Accordingly, she deployed vintage items reupholstered in lush materials, such as the fuzzy brown stools and cloud-like seating, as well as a squiggly, tubular Terje Ekstrom lounge chair she covered in a white Knoll fabric. Howell complemented the neutral furnishings with a wavy white Ettore Sotssass Ultrafragola mirror and a Tempo Vivace ceiling light fixture.

For others seeking to express their softer side with an inherently childlike aesthetic, Howell recommends “having fun with a few statement pieces — let them be the stars of the room. If it’s a vintage piece, give it a twist with an unexpected fabric.”

1980s to the Max

Kelly Behun East Hampton foyer
Photo by Nick Calcott

When it comes to giving a room a jolt of joy, interior designer Kelly Behun believes that more is more — within (stylish) reason, of course. In this East Hampton foyer, Behun indulged her passion for lively color and form with a standout piece that nods to 1980s lavishness. The custom lacquer entry table sits smack in the center of the otherwise quiet contemporary space, its poppy-pink-and-blue base creating a striking contrast with the neutral-toned walls and floor.

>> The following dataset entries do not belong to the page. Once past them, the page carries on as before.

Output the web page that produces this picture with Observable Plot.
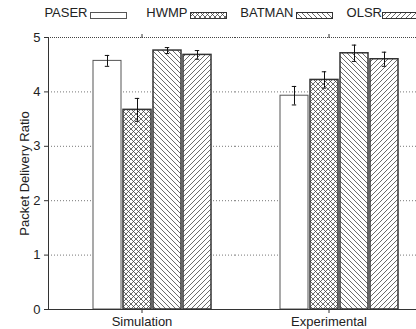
<!DOCTYPE html>
<html>
<head>
<meta charset="utf-8">
<script src="https://cdn.jsdelivr.net/npm/d3@7"></script>
<script src="https://cdn.jsdelivr.net/npm/@observablehq/plot@0.6"></script>
<style>
  html, body { margin: 0; padding: 0; background: #fff; }
  body { width: 416px; height: 329px; overflow: hidden; font-family: "Liberation Sans", Arial, sans-serif; }
  #legend { position: relative; width: 416px; height: 24px; overflow: hidden; }
  #legend .lt { position: absolute; top: 5px; font-size: 13px; color: #222; white-space: nowrap; line-height: 16px; }
  #legend svg { position: absolute; top: 12px; overflow: visible; }
</style>
</head>
<body>
<div id="legend"></div>
<div id="chart"></div>
<script>
// ---- data ----
const categories = ["Simulation", "Experimental"];
const series = ["PASER", "HWMP", "BATMAN", "OLSR"];
const simulationValues = [4.57, 3.67, 4.76, 4.68];
const simulationErrors = [0.10, 0.21, 0.055, 0.08];
const experimentalValues = [3.93, 4.22, 4.71, 4.60];
const experimentalErrors = [0.17, 0.15, 0.15, 0.13];
const yTicks = [0, 1, 2, 3, 4, 5];
const yLabel = "Packet Delivery Ratio";

// ---- styles ----
const fills = ["#ffffff", "url(#pat-hwmp)", "url(#pat-batman)", "url(#pat-olsr)"];
const ink = "#333";

const rows = [];
categories.forEach((c, ci) => {
  const vals = ci === 0 ? simulationValues : experimentalValues;
  const errs = ci === 0 ? simulationErrors : experimentalErrors;
  series.forEach((s, si) => rows.push({cat: c, series: s, value: vals[si], lo: vals[si] - errs[si], hi: vals[si] + errs[si]}));
});

const patternDefs = `
  <pattern id="pat-hwmp" patternUnits="userSpaceOnUse" width="5" height="5">
    <rect width="5" height="5" fill="#fff"/>
    <path d="M-1,-1L6,6M6,-1L-1,6" stroke="#3a3a3a" stroke-width="0.75" fill="none"/>
  </pattern>
  <pattern id="pat-batman" patternUnits="userSpaceOnUse" width="5" height="5">
    <rect width="5" height="5" fill="#fff"/>
    <path d="M-1,-1L6,6M-1,4L1,6M4,-1L6,1" stroke="#3a3a3a" stroke-width="0.75" fill="none"/>
  </pattern>
  <pattern id="pat-olsr" patternUnits="userSpaceOnUse" width="5" height="5">
    <rect width="5" height="5" fill="#fff"/>
    <path d="M-1,6L6,-1M-1,1L1,-1M4,6L6,4" stroke="#3a3a3a" stroke-width="0.75" fill="none"/>
  </pattern>`;

// hidden defs holder for legend swatches
const defsHolder = document.createElementNS("http://www.w3.org/2000/svg", "svg");
defsHolder.setAttribute("width", 0); defsHolder.setAttribute("height", 0);
defsHolder.style.position = "absolute";
defsHolder.innerHTML = `<defs>${patternDefs}</defs>`;
document.body.appendChild(defsHolder);

// ---- legend ----
const legend = document.getElementById("legend");
const swatchLeft = [90, 190, 296, 382];
series.forEach((s, i) => {
  const t = document.createElement("span");
  t.className = "lt";
  t.textContent = s;
  t.style.right = (416 - swatchLeft[i] + (i === 3 ? 0 : 2.5)) + "px";
  legend.appendChild(t);
  const sw = document.createElementNS("http://www.w3.org/2000/svg", "svg");
  sw.setAttribute("width", 37); sw.setAttribute("height", 7);
  sw.style.left = swatchLeft[i] + "px";
  sw.innerHTML = `<rect x="0.5" y="0.5" width="36" height="6" fill="${fills[i]}" stroke="${i === 0 ? '#555' : ink}" stroke-width="1"/>`;
  legend.appendChild(sw);
});

// ---- chart ----
const chart = Plot.plot({
  width: 416,
  height: 305,
  marginTop: 13,
  marginBottom: 20,
  marginLeft: 47,
  marginRight: -6,
  style: {fontFamily: "'Liberation Sans', Arial, sans-serif", fontSize: "13px", color: "#222", background: "white"},
  fx: {domain: categories, paddingInner: 0, paddingOuter: 0, label: null},
  x: {domain: series, paddingInner: 0.08, paddingOuter: 1.064, align: 0.65, axis: null},
  y: {domain: [0, 5], ticks: yTicks},
  color: {domain: series, range: fills},
  marks: [
    Plot.gridY([1, 2, 3, 4], {stroke: "#777", strokeOpacity: 1, strokeDasharray: "1,2"}),
    Plot.gridY([5], {stroke: "#444", strokeOpacity: 1, strokeDasharray: "1,1"}),
    Plot.barY(rows.filter(d => d.series === "PASER"), {fx: "cat", x: "series", y: "value", fill: "series", stroke: "#555", strokeWidth: 1}),
    Plot.barY(rows.filter(d => d.series !== "PASER"), {fx: "cat", x: "series", y: "value", fill: "series", stroke: ink, strokeWidth: 1.5}),
    Plot.ruleX(rows, {fx: "cat", x: "series", y1: "lo", y2: "hi", stroke: "#111", strokeWidth: 1}),
    Plot.tickY(rows, {fx: "cat", x: "series", y: "lo", stroke: "#111", strokeWidth: 1, insetLeft: 11.8, insetRight: 11.8}),
    Plot.tickY(rows, {fx: "cat", x: "series", y: "hi", stroke: "#111", strokeWidth: 1, insetLeft: 11.8, insetRight: 11.8}),
    Plot.ruleY([0], {stroke: ink, strokeWidth: 1}),
    Plot.frame({anchor: "left", facetAnchor: "left", stroke: ink, strokeWidth: 1}),
    Plot.axisY({ticks: yTicks, tickSize: 4, tickPadding: 4, tickFormat: d => String(d), label: yLabel, labelAnchor: "center", labelOffset: 29, labelArrow: "none", stroke: ink}),
    Plot.axisFx({anchor: "bottom", tickSize: 4, tickPadding: 3, label: null, stroke: ink}),
    Plot.axisFx({anchor: "top", tickSize: 4, tickFormat: () => "", label: null, stroke: ink})
  ]
});
const defs = document.createElementNS("http://www.w3.org/2000/svg", "defs");
defs.innerHTML = patternDefs;
chart.insertBefore(defs, chart.firstChild);
document.getElementById("chart").appendChild(chart);
</script>
</body>
</html>
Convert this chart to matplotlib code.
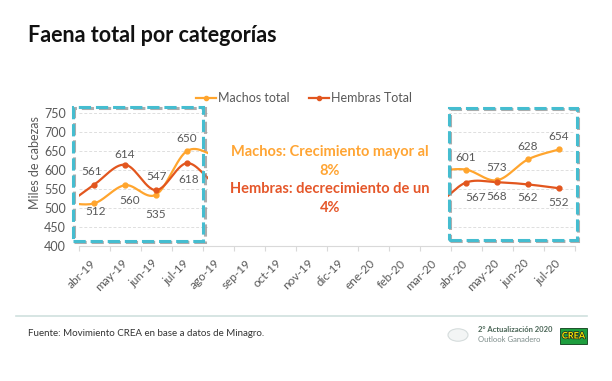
import numpy as np
import matplotlib
matplotlib.use("Agg")
import matplotlib.pyplot as plt
from matplotlib.patches import Rectangle, Circle
from matplotlib.lines import Line2D
import matplotlib.patheffects as pe

plt.rcParams['font.family'] = ['Lato', 'DejaVu Sans']

months = ['abr-19', 'may-19', 'jun-19', 'jul-19', 'ago-19', 'sep-19', 'oct-19', 'nov-19',
          'dic-19', 'ene-20', 'feb-20', 'mar-20', 'abr-20', 'may-20', 'jun-20', 'jul-20']

# visible values (the rest of the year is hidden behind the text box)
machos_19 = [512, 560, 535, 650]      # abr-19 .. jul-19
hembras_19 = [561, 614, 547, 618]
machos_20 = [601, 573, 628, 654]      # abr-20 .. jul-20
hembras_20 = [567, 568, 562, 552]

# estimated neighbours behind the mask (only shape the curve ends)
machos_mar19, machos_ago19, machos_sep19 = 516, 635, 620
hembras_mar19, hembras_ago19, hembras_sep19 = 502, 560, 570
machos_feb20, machos_mar20 = 598, 598
hembras_feb20, hembras_mar20 = 509, 509

ORANGE = '#FFA52E'
RED = '#E2561E'
GREY = '#595959'
CYAN = '#45BDD0'


def smooth(xs, ys, n=30):
    # excel-like smoothed line (catmull-rom as bezier)
    xs = np.asarray(xs, float)
    ys = np.asarray(ys, float)
    px, py = [], []
    m = len(xs)
    for i in range(m - 1):
        i0 = max(i - 1, 0)
        i3 = min(i + 2, m - 1)
        p0 = np.array([xs[i0], ys[i0]])
        p1 = np.array([xs[i], ys[i]])
        p2 = np.array([xs[i + 1], ys[i + 1]])
        p3 = np.array([xs[i3], ys[i3]])
        c1 = p1 + (p2 - p0) / 6
        c2 = p2 - (p3 - p1) / 6
        t = np.linspace(0, 1, n)[:, None]
        b = ((1 - t) ** 3) * p1 + 3 * ((1 - t) ** 2) * t * c1 + 3 * (1 - t) * t ** 2 * c2 + t ** 3 * p2
        px.extend(b[:, 0])
        py.extend(b[:, 1])
    return px, py


W, H = 612, 381
fig = plt.figure(figsize=(W / 100, H / 100), dpi=100)
fig.patch.set_facecolor('white')

ax = fig.add_axes([78.5 / W, 1 - 246 / H, 496 / W, 133 / H])
ax.set_xlim(-0.5, 15.5)
ax.set_ylim(400, 750)

x19 = np.arange(-1, 6)
x20 = np.arange(10, 16)
series = [
    (ORANGE, [machos_mar19] + machos_19 + [machos_ago19, machos_sep19], [machos_feb20, machos_mar20] + machos_20),
    (RED, [hembras_mar19] + hembras_19 + [hembras_ago19, hembras_sep19], [hembras_feb20, hembras_mar20] + hembras_20),
]
for col, left, right in series:
    sx, sy = smooth(x19, left)
    ax.plot(sx, sy, color=col, lw=1.6, zorder=2, solid_capstyle='round')
    sx, sy = smooth(x20, right)
    ax.plot(sx, sy, color=col, lw=1.6, zorder=2, solid_capstyle='round')

ax.plot(range(0, 4), machos_19, 'o', color=ORANGE, ms=3.5, zorder=2)
ax.plot(range(12, 16), machos_20, 'o', color=ORANGE, ms=3.5, zorder=2)
ax.plot(range(0, 4), hembras_19, 'o', color=RED, ms=3.5, zorder=2)
ax.plot(range(12, 16), hembras_20, 'o', color=RED, ms=3.5, zorder=2)

# white text box hiding the middle months
ax.add_patch(Rectangle((3.68, 402), 11.42 - 3.68, 400, facecolor='white', edgecolor='none', zorder=3))

# data labels, offsets in points
m_off = [(1, -6), (3, -11), (0, -14), (0, 9), (0, 9), (0, 9.5), (0, 9), (0, 9.5)]
h_off = [(-1.5, 9.5), (0, 7), (0.5, 10), (1, -11.5), (7, -10.5), (0, -10), (0, -9.5), (0, -10)]
for xs, vals, offs in [(range(0, 4), machos_19, m_off[:4]), (range(12, 16), machos_20, m_off[4:]),
                       (range(0, 4), hembras_19, h_off[:4]), (range(12, 16), hembras_20, h_off[4:])]:
    for x, v, o in zip(xs, vals, offs):
        ax.annotate(str(v), (x, v), xytext=o, textcoords='offset points', ha='center', va='center',
                    fontsize=8.5, color=GREY, zorder=6)

# dashed highlight boxes
for x0, x1, y0, y1 in [(-0.68, 3.52, 413, 766), (11.45, 15.58, 416, 763)]:
    r = Rectangle((x0, y0), x1 - x0, y1 - y0, fill=False, edgecolor=CYAN, lw=2.2,
                  linestyle=(0, (4, 1.6)), clip_on=False, zorder=5)
    r.set_path_effects([pe.SimpleLineShadow(offset=(1, -1), shadow_color='#8a8a8a', alpha=0.7), pe.Normal()])
    ax.add_patch(r)

ax.set_yticks(range(400, 751, 50))
ax.set_xticks(range(len(months)))
ax.set_xticklabels(months, rotation=45, ha='right', va='center', rotation_mode='anchor')
ax.set_xticks(np.arange(-0.5, 16, 1), minor=True)
ax.tick_params(axis='x', which='major', length=0, pad=11, labelsize=8.5, labelcolor=GREY)
ax.tick_params(axis='x', which='minor', length=3.5, color='#d9d9d9', width=0.8)
ax.tick_params(axis='y', length=0, pad=9, labelsize=9, labelcolor=GREY)
for y in range(450, 751, 50):
    ax.axhline(y, color='#dedede', lw=0.7, linestyle=(0, (3, 2)), zorder=1)
for s in ['top', 'right', 'left']:
    ax.spines[s].set_visible(False)
ax.spines['bottom'].set_color('#d9d9d9')
ax.spines['bottom'].set_linewidth(0.8)

fig.text(35 / W, 1 - 163 / H, 'Miles de cabezas', rotation=90, ha='center', va='center',
         fontsize=9, color=GREY)

handles = [Line2D([], [], color=ORANGE, lw=1.6, marker='o', ms=3),
           Line2D([], [], color=RED, lw=1.6, marker='o', ms=3)]
fig.legend(handles, ['Machos total', 'Hembras Total'], loc='center', bbox_to_anchor=(304 / W, 1 - 98 / H),
           ncol=2, frameon=False, fontsize=9, handlelength=1.6, handletextpad=0.2, columnspacing=1.5,
           labelcolor=GREY)

# annotation text in the middle
fig.text(330 / W, 1 - 152 / H, 'Machos: Crecimiento mayor al', ha='center', va='center',
         fontsize=10.5, weight='bold', color='#FFA534')
fig.text(330 / W, 1 - 171 / H, '8%', ha='center', va='center', fontsize=10.5, weight='bold', color='#FFA534')
fig.text(330 / W, 1 - 189 / H, 'Hembras: decrecimiento de un', ha='center', va='center',
         fontsize=10.5, weight='bold', color='#E5572A')
fig.text(330 / W, 1 - 208 / H, '4%', ha='center', va='center', fontsize=10.5, weight='bold', color='#E5572A')

# title
fig.text(28 / W, 1 - 35 / H, 'Faena total por categorías', ha='left', va='center',
         fontsize=15.5, weight='bold', color='#111111')

# footer
fig.add_artist(Line2D([16 / W, 587 / W], [1 - 316 / H, 1 - 316 / H], color='#cfe0de', lw=1.2,
                      transform=fig.transFigure))
fig.text(28 / W, 1 - 333 / H, 'Fuente: Movimiento CREA en base a datos de Minagro.', ha='left', va='center',
         fontsize=7, color='#333333')
fig.add_artist(Circle((458 / W, 1 - 335 / H), 10 / W, transform=fig.transFigure,
                      facecolor='#f3f5f5', edgecolor='#d5dcdc', lw=0.8))
fig.text(478 / W, 1 - 330 / H, '2° Actualización 2020', ha='left', va='center', fontsize=5.5,
         weight='bold', color='#4b6657')
fig.text(478 / W, 1 - 339 / H, 'Outlook Ganadero', ha='left', va='center', fontsize=5.5, color='#7d8c8a')
fig.add_artist(Rectangle((560 / W, 1 - 344 / H), 27 / W, 16 / H, transform=fig.transFigure,
                         facecolor='#1e9e3e', edgecolor='#0b3d18', lw=0.6))
fig.text(573.5 / W, 1 - 336 / H, 'CREA', ha='center', va='center', fontsize=6.5, weight='bold',
         color='#f2e600', path_effects=[pe.withStroke(linewidth=1, foreground='#222222')])

fig.savefig('out.png', dpi=100)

However you feel about the over-the-top design treatments of the ’80s, there’s something to said for shaking up an existing space with a shot of postmodern glamour. Luckily, Memphis Milano design, with its playful hues and shapes, is very much back in vogue, both original pieces and contemporary ones inspired by the style.

Furnishings ranging from Ettore Sottsass’s exuberant, multicolored Carlton room divider to Behun’s Memphis-inflected boldly striped Neo Laminati chairs are artworks in themselves, doing the design heavy lifting in a room.

New Brutalism

Jamie Bush Lake Tahoe living room
Photo by Ngoc Minh Ngo

“The client wanted a feel of ‘Tom Ford in the forest,’ ” says Jamie Bush, explaining his mandate for a vacation home he designed near Lake Tahoe, California. To create the requested ambience, he channeled the new brutalist style, an update to the mid-century aesthetic pioneered by Paul Evans and characterized by unfinished materials and blocky monolithic shapes.

Taking a leaf from Evans and his fellow 20th-century architects Le Corbusier and Mies van der Rohe, Bush sought to strike a balance between the living room’s dark palette and the surrounding Northern California landscape. “I’m always inspired by nature,” he says. “Organic forms, irregular textures and naturalistic patterning are all elements we utilized in this space.”

Bush upholstered a custom-designed sofa in a Romo fabric and a Marmol Radziner Vienna Way club chair in Townshend Leather cowhide. He custom-designed the brass-and-mirror coffee table, topping it with a German hand-cut frosted-glass bowl and Guaxs vase that resonate with the other brutalist-inspired shapes in the room.

Bernhardt Design dining chairs upholstered in black leather surround a custom dining table over which is suspended a grouping of Tom Dixon’s Pipe ceiling pendants. The patinated-bronze sculpture at left is by Jon Krawcyk. According to Bush, the dark-bronze-framed window walls, black concrete flooring and stained-cedar ceilings allow the “furnishings to recede and the forest beyond to become the main focus.”

Brutalism may not fit every space, but Bush has tips for adapting some of its key principles. “I always go back to mother nature,” he says. “Introduce one large gesture into a room — such as a huge, irregular wood bowl, a free-form-edge table or a torch-cut vintage brass chandelier — or group a series of brutal forms and objects together to create a vignette in a space, so they read as one big idea.”